The absurdity of claiming to solve the problems of teaching children to read by defining what is and isn't scientific research and how the findings of sanctioned research must be applied in classroom reading instruction is no better illustrated than in Jacqueline Edmons on and Patrick Shannon's Politics of Reading column in the latest Reading Teacher (2/02). They report a case of teachers in one school district being told to stop sustained silent reading because the federal govenement says there is no research to support it. They cite a quote from Tim Shanahan in EDWeek "If it isn't proven through research, you can't count it toward reading instruction" Decartes posponed his own publication when he saw what Galileo was made to suffer for his heresy of supporting with research evidence the Copernican view that the sun was the center of the solar system. Now federal and state law is being used to define what is and isn't literacy research and educational research in general, which materials can claim a basis in research and precisely what teachers may and may not do. And the National Reading Panel among other federally funded efforts is being used to excommunicate and brand as heretical, researchers, their methodologies and their findings. Whole language is now the catch-all term for anything not supported by sanctioned research and is a heresy to be eliminated on penalty of law. The motivation is political as it always has been. 
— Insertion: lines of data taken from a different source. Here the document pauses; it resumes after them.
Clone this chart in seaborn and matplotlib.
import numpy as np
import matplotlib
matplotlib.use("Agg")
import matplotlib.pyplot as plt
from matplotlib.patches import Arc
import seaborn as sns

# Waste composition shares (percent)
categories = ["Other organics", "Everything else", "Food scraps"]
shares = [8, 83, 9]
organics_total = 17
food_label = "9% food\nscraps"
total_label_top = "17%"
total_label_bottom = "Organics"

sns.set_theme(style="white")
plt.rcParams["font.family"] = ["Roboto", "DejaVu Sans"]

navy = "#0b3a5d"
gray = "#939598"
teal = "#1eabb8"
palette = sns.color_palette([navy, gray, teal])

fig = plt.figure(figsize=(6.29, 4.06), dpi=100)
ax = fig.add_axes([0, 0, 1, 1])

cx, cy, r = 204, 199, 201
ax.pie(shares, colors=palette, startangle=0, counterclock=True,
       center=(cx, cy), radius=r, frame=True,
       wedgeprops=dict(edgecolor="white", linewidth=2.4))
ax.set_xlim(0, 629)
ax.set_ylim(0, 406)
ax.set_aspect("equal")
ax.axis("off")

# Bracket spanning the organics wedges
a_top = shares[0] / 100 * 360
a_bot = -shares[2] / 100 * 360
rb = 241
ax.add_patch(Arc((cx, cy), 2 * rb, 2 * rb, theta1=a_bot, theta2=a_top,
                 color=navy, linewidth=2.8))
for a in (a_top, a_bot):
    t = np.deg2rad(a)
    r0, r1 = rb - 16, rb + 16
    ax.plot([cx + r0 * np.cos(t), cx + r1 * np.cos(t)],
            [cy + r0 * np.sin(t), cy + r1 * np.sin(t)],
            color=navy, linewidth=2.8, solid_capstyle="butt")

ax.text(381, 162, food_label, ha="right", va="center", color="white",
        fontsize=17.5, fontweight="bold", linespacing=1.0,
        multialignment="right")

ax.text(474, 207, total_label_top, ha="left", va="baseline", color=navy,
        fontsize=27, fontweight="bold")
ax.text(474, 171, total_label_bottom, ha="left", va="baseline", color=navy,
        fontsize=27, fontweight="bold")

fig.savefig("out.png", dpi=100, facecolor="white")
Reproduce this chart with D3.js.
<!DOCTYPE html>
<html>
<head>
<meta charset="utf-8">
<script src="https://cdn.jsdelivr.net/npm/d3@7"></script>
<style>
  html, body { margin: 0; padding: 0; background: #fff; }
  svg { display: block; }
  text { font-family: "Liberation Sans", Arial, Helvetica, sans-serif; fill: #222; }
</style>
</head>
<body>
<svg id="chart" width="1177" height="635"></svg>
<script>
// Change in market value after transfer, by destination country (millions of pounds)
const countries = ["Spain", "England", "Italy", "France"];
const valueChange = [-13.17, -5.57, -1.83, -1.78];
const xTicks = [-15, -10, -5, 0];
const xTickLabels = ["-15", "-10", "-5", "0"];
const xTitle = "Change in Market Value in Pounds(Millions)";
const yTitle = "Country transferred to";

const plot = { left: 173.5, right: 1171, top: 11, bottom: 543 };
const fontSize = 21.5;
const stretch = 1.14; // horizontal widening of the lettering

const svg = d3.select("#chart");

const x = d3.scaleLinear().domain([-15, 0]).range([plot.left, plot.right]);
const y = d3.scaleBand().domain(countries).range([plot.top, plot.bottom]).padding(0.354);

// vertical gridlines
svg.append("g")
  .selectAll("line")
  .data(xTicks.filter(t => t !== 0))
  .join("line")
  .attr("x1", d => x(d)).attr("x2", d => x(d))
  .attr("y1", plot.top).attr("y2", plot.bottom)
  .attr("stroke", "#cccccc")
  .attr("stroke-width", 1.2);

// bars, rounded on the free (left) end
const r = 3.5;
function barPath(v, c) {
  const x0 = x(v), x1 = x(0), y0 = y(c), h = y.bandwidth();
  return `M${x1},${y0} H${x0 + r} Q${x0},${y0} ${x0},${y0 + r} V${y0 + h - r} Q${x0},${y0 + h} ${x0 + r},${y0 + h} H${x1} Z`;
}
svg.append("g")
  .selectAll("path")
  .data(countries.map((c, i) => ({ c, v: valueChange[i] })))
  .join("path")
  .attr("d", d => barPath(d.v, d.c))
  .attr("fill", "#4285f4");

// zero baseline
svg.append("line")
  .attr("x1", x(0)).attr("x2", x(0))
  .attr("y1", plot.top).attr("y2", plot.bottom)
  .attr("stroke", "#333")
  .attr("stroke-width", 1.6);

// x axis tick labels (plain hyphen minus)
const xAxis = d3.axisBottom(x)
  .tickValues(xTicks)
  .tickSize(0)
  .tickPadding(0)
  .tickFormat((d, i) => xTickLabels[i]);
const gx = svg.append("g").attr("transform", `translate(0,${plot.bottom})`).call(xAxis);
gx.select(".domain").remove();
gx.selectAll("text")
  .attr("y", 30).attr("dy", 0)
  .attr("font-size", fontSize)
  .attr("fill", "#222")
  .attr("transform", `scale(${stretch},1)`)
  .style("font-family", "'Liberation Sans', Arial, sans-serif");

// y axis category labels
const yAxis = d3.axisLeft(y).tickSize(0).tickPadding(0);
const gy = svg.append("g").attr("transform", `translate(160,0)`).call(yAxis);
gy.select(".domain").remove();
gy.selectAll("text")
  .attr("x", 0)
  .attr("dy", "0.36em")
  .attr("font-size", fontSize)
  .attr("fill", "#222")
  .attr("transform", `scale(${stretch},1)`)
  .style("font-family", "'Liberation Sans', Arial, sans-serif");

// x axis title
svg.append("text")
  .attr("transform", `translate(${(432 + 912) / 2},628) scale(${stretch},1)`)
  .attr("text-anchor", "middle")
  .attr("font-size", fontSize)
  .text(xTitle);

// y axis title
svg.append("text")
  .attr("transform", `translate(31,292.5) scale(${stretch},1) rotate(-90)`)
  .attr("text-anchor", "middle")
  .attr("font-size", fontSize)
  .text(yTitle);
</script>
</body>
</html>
1. To settle by law what cannot be settled by scholarly argument. 

2. To secure the power of those whose power is challenged by the findings of research. 

3. To marginalize those who persist in conducting and publishing the results of research which threaten dominant theory. 

4. To protect believers from new ideas. In 1633, his friend Bishop Piccolomini wrote to Galileo

...I will say you deserve this and worse, for you have been disarming by steps those who have control of the sciences and they have nothing left but to run back to holy ground. Science cannot be advanced by legal limitations and definitions which restrict its questions, methods, or findings. Nor can the problems of society be solved by restricting access to knowledge and limiting innovation. the sanctioned applications to pre-school education have been launched in the past few days. I console myself that the attempts in Galileo's day to limit science failed and few remember who his prosecuters were.